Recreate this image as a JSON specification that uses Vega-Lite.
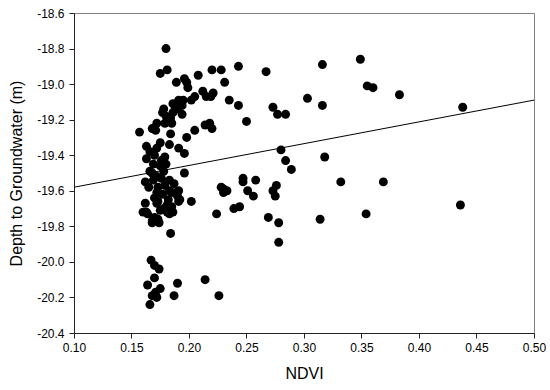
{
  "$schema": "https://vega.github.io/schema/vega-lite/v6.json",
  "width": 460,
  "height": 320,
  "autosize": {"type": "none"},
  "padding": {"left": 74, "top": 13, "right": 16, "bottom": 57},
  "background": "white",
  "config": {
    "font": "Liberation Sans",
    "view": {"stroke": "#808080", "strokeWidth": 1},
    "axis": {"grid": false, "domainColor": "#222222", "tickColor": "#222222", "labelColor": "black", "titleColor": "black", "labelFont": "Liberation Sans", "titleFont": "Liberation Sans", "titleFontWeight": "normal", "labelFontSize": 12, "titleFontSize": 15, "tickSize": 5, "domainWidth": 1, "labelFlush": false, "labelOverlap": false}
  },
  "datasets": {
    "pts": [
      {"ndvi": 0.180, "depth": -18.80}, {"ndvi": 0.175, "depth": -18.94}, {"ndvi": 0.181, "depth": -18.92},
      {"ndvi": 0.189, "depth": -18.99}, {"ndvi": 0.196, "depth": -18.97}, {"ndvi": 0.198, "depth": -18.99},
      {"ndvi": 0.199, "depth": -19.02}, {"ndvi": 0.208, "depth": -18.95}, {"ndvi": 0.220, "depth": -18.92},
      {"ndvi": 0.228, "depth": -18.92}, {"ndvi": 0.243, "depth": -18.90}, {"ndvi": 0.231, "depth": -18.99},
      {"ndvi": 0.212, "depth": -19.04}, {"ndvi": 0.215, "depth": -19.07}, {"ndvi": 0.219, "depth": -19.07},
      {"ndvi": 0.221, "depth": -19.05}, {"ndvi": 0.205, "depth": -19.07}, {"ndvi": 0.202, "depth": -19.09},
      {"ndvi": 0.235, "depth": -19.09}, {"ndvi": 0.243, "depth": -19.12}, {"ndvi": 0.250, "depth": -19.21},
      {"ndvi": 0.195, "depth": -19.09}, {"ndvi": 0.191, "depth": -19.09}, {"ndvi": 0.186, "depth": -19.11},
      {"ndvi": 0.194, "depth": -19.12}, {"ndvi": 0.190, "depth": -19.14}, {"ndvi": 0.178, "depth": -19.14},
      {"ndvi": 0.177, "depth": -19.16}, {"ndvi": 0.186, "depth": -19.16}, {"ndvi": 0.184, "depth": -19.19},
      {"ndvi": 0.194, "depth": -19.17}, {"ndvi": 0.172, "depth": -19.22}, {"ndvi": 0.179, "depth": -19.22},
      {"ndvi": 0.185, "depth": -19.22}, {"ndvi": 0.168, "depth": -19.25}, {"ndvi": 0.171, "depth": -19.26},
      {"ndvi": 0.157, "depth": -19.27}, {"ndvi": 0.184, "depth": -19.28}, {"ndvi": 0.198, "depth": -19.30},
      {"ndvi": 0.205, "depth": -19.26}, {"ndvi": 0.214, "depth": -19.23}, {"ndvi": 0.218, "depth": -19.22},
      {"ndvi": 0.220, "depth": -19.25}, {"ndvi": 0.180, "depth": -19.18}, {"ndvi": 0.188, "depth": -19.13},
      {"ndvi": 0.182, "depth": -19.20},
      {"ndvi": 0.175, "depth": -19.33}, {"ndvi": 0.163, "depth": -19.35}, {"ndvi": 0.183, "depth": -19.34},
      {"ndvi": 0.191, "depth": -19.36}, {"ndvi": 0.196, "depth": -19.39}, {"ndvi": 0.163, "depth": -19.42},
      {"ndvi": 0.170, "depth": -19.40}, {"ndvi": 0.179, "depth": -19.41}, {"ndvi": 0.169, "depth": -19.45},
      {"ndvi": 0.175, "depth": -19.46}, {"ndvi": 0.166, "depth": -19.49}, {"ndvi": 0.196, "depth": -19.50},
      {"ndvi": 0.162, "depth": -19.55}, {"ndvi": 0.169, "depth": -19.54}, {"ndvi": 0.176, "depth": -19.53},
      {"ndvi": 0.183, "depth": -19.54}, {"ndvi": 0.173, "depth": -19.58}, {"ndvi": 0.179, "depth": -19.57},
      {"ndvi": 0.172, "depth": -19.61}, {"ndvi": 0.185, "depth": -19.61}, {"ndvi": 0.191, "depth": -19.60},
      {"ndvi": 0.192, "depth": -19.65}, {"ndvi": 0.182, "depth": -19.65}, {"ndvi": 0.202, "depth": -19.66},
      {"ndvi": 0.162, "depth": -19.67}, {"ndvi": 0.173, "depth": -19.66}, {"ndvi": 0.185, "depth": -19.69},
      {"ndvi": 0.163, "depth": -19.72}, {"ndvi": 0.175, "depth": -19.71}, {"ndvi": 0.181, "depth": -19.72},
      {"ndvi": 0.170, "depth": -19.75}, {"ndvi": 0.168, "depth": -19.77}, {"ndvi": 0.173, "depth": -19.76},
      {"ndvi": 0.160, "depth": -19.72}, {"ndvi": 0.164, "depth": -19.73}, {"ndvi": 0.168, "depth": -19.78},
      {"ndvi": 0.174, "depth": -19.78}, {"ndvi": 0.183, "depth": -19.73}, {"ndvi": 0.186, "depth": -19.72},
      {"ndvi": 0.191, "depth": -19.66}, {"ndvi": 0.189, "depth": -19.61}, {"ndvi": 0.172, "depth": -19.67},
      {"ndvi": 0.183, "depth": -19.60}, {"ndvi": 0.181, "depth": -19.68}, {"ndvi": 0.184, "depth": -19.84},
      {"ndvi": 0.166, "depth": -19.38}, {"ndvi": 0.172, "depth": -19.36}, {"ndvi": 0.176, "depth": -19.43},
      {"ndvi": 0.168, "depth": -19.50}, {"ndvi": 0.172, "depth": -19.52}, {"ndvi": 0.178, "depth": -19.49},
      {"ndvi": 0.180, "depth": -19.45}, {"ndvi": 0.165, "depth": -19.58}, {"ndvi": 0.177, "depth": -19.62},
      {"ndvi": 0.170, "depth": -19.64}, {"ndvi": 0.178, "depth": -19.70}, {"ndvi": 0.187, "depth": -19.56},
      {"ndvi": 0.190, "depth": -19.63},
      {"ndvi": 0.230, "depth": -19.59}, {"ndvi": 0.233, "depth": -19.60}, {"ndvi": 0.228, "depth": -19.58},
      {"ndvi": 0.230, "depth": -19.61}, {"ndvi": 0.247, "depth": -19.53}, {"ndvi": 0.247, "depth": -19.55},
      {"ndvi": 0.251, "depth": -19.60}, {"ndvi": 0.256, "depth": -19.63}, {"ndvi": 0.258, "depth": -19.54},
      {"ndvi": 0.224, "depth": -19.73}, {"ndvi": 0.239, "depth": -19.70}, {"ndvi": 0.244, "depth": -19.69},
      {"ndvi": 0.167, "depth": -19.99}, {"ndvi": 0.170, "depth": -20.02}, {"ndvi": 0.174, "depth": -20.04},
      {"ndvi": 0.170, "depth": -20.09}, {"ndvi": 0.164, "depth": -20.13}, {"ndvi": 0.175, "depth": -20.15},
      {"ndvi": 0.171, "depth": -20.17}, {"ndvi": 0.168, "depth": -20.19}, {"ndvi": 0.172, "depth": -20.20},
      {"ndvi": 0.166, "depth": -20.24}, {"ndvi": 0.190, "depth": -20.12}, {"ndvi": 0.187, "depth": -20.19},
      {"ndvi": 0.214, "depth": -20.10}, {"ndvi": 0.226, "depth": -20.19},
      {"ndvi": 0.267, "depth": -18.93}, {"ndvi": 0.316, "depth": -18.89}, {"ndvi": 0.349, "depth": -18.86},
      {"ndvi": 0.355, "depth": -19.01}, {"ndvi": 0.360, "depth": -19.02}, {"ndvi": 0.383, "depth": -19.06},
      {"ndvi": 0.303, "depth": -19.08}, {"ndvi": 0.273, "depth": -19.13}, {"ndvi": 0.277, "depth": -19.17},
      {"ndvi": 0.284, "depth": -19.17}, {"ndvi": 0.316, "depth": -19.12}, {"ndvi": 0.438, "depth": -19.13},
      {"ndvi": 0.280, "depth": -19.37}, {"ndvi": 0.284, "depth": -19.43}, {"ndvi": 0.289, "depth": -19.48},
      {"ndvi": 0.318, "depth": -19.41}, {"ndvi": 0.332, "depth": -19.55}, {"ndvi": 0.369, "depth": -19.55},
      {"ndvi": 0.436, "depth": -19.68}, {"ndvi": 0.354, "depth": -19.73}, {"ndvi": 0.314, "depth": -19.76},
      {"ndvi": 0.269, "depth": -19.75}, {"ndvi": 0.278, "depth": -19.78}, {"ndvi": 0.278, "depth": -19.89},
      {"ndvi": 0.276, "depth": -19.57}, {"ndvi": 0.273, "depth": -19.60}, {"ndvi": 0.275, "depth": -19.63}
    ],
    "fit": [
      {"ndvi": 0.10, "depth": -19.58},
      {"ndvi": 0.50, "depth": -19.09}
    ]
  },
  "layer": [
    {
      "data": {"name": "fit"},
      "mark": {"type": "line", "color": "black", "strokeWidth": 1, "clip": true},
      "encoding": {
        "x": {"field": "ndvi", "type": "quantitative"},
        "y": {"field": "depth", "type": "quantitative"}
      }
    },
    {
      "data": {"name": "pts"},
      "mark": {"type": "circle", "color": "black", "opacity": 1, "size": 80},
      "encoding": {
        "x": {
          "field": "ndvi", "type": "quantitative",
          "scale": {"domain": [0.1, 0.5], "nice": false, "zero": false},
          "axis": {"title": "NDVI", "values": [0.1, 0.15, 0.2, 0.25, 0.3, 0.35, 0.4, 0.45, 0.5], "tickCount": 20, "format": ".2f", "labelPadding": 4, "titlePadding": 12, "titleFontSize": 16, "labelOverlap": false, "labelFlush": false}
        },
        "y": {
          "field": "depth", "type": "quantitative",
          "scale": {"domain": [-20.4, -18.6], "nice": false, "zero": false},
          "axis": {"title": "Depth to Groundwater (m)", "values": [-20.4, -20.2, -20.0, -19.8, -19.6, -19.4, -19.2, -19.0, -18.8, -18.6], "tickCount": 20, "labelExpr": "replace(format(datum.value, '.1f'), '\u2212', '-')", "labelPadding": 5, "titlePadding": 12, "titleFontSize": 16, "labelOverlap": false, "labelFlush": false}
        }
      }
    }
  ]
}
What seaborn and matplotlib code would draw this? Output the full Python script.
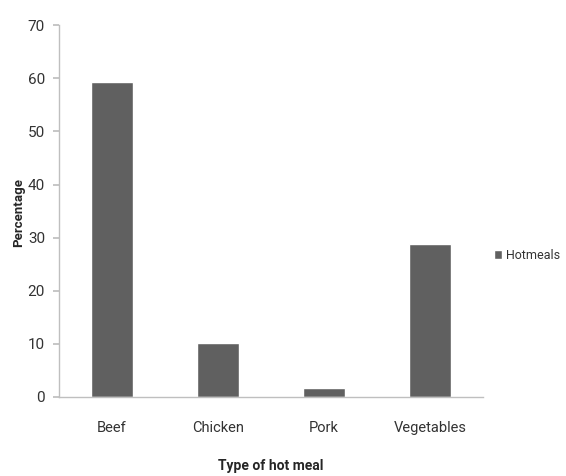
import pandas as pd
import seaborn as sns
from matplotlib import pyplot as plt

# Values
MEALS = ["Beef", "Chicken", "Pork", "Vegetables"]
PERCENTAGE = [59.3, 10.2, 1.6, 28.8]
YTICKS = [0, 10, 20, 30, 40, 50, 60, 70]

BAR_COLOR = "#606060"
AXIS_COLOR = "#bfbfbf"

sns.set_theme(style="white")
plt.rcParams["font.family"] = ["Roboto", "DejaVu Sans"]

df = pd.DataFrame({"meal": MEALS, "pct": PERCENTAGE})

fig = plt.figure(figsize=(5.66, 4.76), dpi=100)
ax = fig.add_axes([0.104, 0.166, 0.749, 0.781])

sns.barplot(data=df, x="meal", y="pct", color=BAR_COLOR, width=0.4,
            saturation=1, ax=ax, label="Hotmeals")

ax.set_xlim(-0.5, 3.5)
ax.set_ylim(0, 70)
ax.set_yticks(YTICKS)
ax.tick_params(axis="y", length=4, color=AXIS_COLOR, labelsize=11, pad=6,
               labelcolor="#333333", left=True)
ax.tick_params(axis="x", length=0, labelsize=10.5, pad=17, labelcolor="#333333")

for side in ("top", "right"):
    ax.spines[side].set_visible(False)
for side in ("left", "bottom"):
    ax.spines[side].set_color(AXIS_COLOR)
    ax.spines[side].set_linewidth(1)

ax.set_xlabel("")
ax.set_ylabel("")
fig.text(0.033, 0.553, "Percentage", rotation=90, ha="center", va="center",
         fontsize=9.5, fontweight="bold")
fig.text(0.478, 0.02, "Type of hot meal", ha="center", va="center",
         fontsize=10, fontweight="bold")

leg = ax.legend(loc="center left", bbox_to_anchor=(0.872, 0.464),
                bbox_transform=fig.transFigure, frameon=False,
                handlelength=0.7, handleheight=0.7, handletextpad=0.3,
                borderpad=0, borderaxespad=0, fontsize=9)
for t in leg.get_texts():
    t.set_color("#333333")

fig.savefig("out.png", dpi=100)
● ● ●
* [Problem statement] Without the pictures, write out exactly the lines from the one that has "What seaborn and" down to the one that has "from matplotlib import pyplot as plt", both included.

* [Complete response]
What seaborn and matplotlib code would draw this? Output the full Python script.
import pandas as pd
import seaborn as sns
from matplotlib import pyplot as plt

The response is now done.